Для Св. Августина как истинного христианина нет иного средства познания. Нет, потому что (обратите внимание, это существенно для первой сцены, которую мы описываем) для него не существует понятия «человеческий разум». То, что мы обычно называем разумом, есть навык использования озарения, которое мы получаем по благодати Божией. Сам по себе человек неспособен осмыслить даже такую простую истину, как 2 + 2 = 4. Блаженное видение истины, то, что мы называем sensu stricto*** разумением, есть действие Божие в нас.

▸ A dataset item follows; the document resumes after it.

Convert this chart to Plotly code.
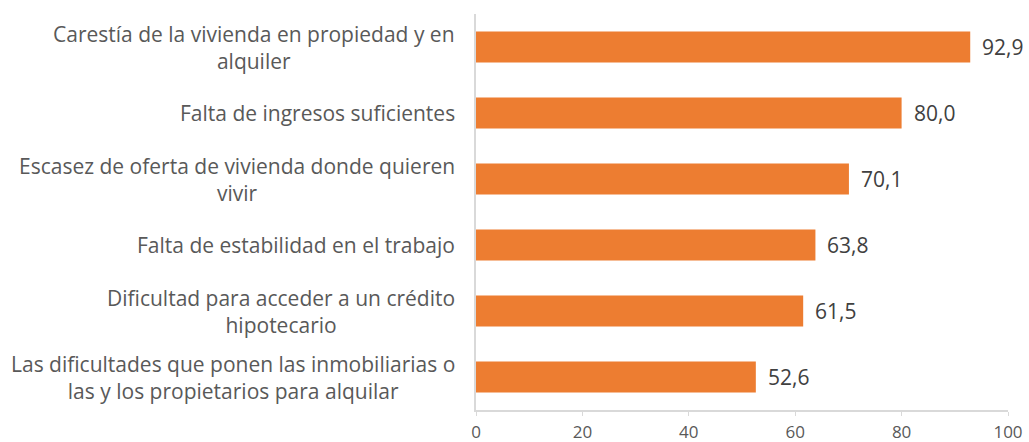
import plotly.graph_objects as go

categories = [
    "Carestía de la vivienda en propiedad y en<br>alquiler",
    "Falta de ingresos suficientes",
    "Escasez de oferta de vivienda donde quieren<br>vivir",
    "Falta de estabilidad en el trabajo",
    "Dificultad para acceder a un crédito<br>hipotecario",
    "Las dificultades que ponen las inmobiliarias o<br>las y los propietarios para alquilar",
]
values = [92.9, 80.0, 70.1, 63.8, 61.5, 52.6]
x_ticks = [0, 20, 40, 60, 80, 100]

BAR_COLOR = "#ED7D31"
AXIS_COLOR = "#D9D9D9"
FONT = "Open Sans"

fig = go.Figure(
    go.Bar(
        x=values,
        y=categories,
        orientation="h",
        marker=dict(color=BAR_COLOR, line=dict(width=0)),
        width=0.47,
        hoverinfo="x+y",
    )
)

# value labels to the right of each bar
for cat, v in zip(categories, values):
    fig.add_annotation(
        x=v, xref="x", y=cat, yref="y",
        text=f"{v:.1f}".replace(".", ","), showarrow=False,
        xanchor="left", yanchor="middle", xshift=10,
        font=dict(family=FONT, size=21, color="#404040"),
    )

# category labels: right-aligned block, lines centred on each other
for cat in categories:
    fig.add_annotation(
        x=0, xref="paper", y=cat, yref="y",
        text=cat, showarrow=False,
        xanchor="right", yanchor="middle", align="center",
        xshift=-19,
        font=dict(family=FONT, size=21, color="#595959"),
    )

fig.update_layout(
    width=1029, height=442,
    margin=dict(l=476, r=21, t=14, b=32, autoexpand=False),
    plot_bgcolor="white", paper_bgcolor="white",
    showlegend=False,
    separators=",.",
)
fig.update_xaxes(
    range=[0, 100], tickvals=x_ticks, showgrid=False, zeroline=False,
    showline=True, linecolor=AXIS_COLOR, linewidth=1.5,
    ticks="outside", ticklen=4, tickcolor=AXIS_COLOR,
    ticklabelstandoff=2, automargin=False,
    tickfont=dict(family=FONT, size=17, color="#595959"),
)
fig.update_yaxes(
    autorange="reversed", showticklabels=False, showgrid=False,
    showline=True, linecolor=AXIS_COLOR, linewidth=1.5, ticks="",
    automargin=False,
)

fig.write_html("out.html")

В эти первые века жизнь для христианина состояла исключительно в том, чтобы воссоединиться с Богом. Отсюда все мирские дела теряют смысл и остаются лишь печальной уступкой людским слабостям. Человек живет в собственном смысле только тогда, когда он пребывает с Богом, в умственном и любовном созерцании, или творит милосердие ради имени Божия. Это означает, что истинный христианин должен быть клириком, монахом или чем-то в этом роде. Все прочие людские дела и занятия, в принципе, только сбивают с пути. Труд, который заставляет человека погружаться в вещный мир, не есть его судьба; труд — это либо страдание или наказание человеческое с момента изгнания из Рая, либо строгий обет, который дает человек в надежде обрести святость, либо орнаментальная деятельность служения Богу.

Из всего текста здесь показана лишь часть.